## DESCRIPTION OF THE TASK
Tally the lines that include "this". Output the number only.

## PROVIDED INFORMATION
════════════════
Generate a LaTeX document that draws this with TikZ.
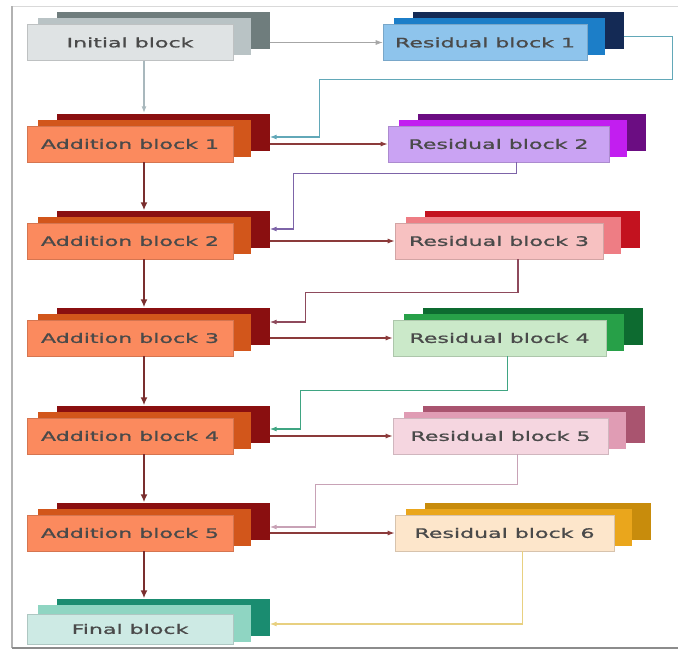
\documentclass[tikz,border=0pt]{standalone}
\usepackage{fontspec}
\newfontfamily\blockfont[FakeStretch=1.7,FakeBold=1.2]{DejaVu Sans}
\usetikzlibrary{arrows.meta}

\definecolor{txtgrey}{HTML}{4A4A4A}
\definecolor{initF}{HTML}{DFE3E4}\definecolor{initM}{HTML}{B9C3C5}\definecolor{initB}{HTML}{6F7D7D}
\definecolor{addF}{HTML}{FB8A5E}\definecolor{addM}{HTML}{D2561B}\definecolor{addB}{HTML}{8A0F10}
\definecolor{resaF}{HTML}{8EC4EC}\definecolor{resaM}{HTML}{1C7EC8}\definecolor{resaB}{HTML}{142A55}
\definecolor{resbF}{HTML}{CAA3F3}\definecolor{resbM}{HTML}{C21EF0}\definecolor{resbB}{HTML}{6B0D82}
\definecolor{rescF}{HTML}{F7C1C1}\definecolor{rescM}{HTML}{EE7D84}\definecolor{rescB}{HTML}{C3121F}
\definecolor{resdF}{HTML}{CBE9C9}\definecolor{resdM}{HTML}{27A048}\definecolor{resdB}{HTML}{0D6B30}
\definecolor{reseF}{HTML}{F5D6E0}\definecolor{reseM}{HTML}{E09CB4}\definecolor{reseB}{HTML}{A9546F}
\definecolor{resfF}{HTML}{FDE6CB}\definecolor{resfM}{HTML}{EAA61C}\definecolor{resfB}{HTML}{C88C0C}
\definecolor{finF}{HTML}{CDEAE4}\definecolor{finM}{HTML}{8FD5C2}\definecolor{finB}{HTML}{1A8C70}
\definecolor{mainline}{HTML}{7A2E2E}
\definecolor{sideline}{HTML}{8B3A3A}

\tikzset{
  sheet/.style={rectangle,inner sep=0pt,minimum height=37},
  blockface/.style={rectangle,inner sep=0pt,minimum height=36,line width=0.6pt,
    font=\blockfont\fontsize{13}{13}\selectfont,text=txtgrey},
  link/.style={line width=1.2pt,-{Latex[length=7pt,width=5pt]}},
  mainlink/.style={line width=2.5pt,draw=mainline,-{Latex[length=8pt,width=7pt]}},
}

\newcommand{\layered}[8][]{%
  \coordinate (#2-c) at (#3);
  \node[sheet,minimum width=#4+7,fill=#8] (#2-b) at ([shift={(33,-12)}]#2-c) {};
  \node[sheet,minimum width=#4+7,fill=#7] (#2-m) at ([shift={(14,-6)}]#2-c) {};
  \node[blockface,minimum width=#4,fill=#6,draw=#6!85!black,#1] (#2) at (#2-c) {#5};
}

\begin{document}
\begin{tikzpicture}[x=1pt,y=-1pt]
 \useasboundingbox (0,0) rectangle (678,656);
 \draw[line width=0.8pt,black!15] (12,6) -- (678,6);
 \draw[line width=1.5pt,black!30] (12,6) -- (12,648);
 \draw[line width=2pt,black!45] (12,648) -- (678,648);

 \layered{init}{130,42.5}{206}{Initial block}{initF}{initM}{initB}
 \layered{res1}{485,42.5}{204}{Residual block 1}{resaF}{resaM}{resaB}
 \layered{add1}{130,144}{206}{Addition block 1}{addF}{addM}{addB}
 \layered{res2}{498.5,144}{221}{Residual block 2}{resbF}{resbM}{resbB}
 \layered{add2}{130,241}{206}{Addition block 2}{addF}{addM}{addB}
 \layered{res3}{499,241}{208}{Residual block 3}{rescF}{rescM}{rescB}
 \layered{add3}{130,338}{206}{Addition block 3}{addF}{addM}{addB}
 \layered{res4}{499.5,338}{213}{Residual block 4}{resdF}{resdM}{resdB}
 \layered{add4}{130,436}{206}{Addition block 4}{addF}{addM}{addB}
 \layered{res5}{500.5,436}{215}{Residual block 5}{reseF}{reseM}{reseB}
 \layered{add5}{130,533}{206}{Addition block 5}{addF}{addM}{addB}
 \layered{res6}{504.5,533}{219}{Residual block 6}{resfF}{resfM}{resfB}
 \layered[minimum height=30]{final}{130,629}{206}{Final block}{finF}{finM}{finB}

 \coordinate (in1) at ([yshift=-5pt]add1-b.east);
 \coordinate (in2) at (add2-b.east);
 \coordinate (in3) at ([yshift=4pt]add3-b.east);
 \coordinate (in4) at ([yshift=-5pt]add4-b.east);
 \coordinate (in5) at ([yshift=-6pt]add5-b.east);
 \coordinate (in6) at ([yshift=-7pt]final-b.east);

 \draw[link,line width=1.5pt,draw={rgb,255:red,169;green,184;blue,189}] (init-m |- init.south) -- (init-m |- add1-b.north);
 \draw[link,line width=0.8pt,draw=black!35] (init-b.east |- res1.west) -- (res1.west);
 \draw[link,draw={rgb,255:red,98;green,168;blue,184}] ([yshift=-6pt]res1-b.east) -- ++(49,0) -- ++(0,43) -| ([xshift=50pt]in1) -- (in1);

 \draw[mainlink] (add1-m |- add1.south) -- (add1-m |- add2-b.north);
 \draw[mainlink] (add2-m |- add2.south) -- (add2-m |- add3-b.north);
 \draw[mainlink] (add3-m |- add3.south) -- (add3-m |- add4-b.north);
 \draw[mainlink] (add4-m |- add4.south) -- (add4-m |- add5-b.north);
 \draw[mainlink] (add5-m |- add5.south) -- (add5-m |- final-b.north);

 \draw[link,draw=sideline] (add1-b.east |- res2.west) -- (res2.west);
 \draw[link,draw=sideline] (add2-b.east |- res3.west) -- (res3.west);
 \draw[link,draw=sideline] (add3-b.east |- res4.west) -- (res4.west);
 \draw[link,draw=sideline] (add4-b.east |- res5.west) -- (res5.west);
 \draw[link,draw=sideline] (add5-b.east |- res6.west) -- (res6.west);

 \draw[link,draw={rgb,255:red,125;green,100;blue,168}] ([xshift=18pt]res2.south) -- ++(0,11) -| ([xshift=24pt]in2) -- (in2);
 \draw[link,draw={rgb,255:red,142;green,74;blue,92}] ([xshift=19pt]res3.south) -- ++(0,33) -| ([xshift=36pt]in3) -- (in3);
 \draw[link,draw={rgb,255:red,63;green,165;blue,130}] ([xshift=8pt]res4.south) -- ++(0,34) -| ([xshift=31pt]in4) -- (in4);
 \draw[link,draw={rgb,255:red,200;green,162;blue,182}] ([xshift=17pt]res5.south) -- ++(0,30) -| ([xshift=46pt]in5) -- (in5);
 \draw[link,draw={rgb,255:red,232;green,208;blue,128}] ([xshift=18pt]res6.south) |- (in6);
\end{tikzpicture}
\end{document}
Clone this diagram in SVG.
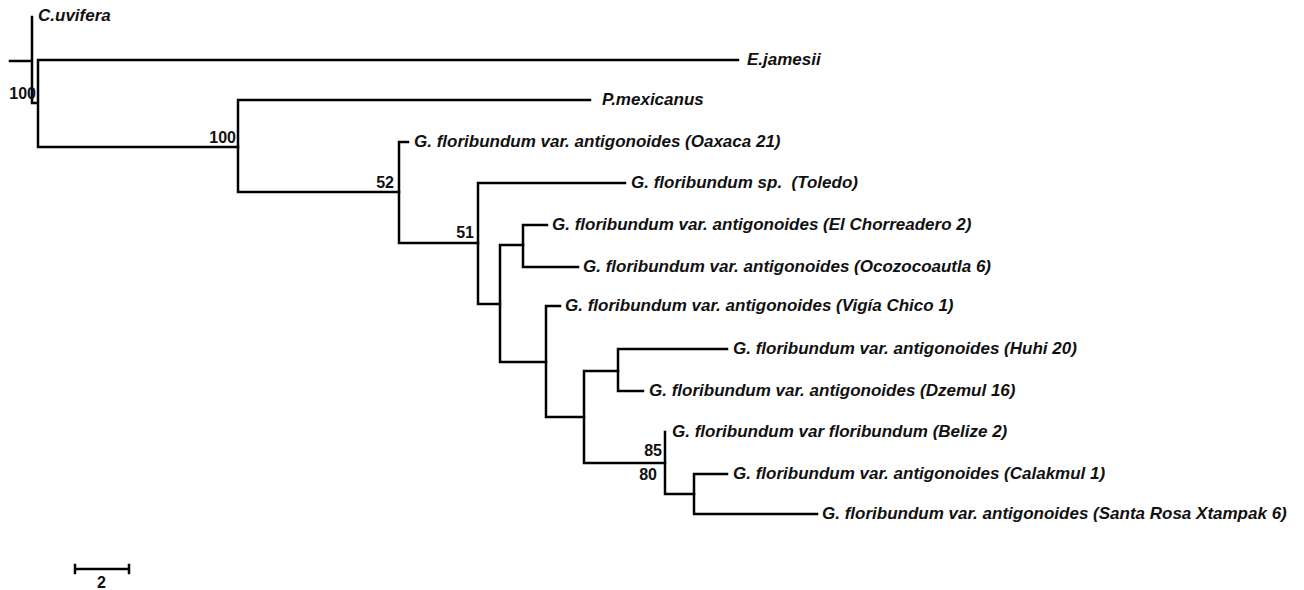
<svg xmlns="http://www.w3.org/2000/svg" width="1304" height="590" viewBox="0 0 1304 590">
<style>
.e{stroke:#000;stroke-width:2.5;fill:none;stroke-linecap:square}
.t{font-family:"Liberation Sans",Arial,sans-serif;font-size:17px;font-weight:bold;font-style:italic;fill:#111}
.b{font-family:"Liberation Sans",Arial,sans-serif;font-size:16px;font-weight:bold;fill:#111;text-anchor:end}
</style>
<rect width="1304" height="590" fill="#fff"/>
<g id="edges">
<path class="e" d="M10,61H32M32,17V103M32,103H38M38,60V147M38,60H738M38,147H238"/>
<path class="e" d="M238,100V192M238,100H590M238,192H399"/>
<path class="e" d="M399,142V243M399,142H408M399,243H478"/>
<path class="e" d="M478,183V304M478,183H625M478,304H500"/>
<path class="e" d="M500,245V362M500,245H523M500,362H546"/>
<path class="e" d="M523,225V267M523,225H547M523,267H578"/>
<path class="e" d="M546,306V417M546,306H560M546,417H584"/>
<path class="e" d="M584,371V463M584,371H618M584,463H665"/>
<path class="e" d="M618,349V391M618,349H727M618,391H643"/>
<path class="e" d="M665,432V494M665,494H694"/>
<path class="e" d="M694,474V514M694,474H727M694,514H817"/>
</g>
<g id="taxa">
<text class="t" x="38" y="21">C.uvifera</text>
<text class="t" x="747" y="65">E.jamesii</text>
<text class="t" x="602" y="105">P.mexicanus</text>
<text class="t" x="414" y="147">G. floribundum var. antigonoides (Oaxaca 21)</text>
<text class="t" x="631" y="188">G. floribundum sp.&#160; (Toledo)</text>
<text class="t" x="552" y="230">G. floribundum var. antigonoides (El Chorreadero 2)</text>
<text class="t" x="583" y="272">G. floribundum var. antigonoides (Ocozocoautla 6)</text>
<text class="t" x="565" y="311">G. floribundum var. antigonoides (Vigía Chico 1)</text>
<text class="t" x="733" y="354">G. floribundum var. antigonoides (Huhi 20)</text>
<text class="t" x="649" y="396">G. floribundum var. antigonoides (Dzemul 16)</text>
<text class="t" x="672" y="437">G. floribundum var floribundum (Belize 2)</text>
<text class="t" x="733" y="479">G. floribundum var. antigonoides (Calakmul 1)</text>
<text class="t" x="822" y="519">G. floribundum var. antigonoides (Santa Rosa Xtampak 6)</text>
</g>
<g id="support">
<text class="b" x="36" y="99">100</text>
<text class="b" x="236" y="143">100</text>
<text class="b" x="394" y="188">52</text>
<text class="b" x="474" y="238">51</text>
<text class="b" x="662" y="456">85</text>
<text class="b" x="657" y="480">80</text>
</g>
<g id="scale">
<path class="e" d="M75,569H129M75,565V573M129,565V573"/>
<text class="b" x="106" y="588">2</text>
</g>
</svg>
════════════════
## FULL OUTPUT
2